Conservatives are Reacting to News That There’s No Single “Gay Gene”

The religious right has positively reacted to a study that proves there’s no single “gay gene” – even though the lead researcher argues that homosexuality is “natural and normal.”

In a column for the American Conservative, writer Rod Dreher argues that, because the study concluded that genes have little influence over sexuality, conversion therapy shouldn’t be considered wrong.

“[I]f homosexuality is primarily a matter of nurture, not nature, why is it wrong to let gay people who want to seek therapy in hope of reducing or eliminating same-sex desire undergo that treatment?” Dreher writes. “If same-sex desire is not genetically hard-wired, what’s wrong with the principle behind this therapy from a scientific point of view (as distinct from a moral or political one)?”

“To be clear,” he continues, “I understand why one would object to this therapy on moral or political grounds, but this study seems to knock down a strong scientific objection to it.”

Jim Dennison, the head of the conservative Christian Dennison Institute, also argued that the small genetic influence means that being LGBTQ is actually a choice, according to LGBTQ Nation.

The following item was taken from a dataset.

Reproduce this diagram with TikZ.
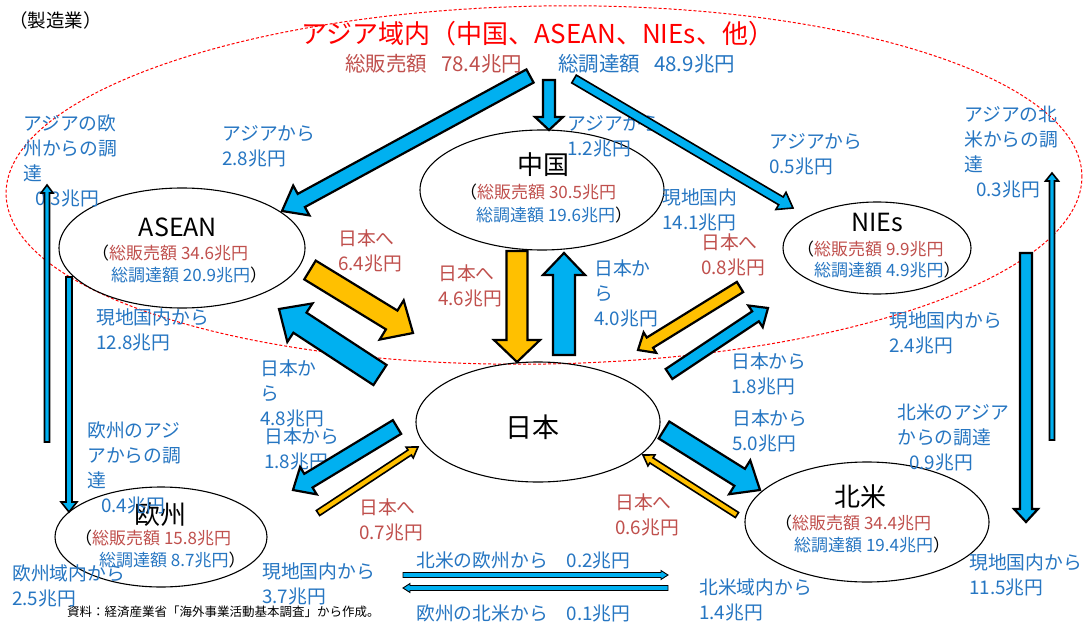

“Even if up to 32 percent of a person’s same-sex sexual behavior is genetically conditioned, this means that more than two-thirds of their sexual behavior is not,” Dennison said.

These comments seem to confirm the fears of some LGBTQ researchers who didn’t want the study to be published.

“I deeply disagree about publishing this,” said Steven Reilly, a geneticist and postdoctoral researcher who is on the steering committee of the MIT’s LGBTQ affinity group Out@Broad. “It seems like something that could easily be misconstrued. In a world without any discrimination, understanding human behavior is a noble goal, but we don’t live in that world.”

Dr. Benjamin Neale, one of the lead researchers of the study, also expressed the same concern, but contended that the study needed to be published “to educate people a little bit more about how natural and normal same-sex behavior is.”

“It’s written into our genes and it’s part of our environment,” he said. “This is part of our species and it’s part of who we are.”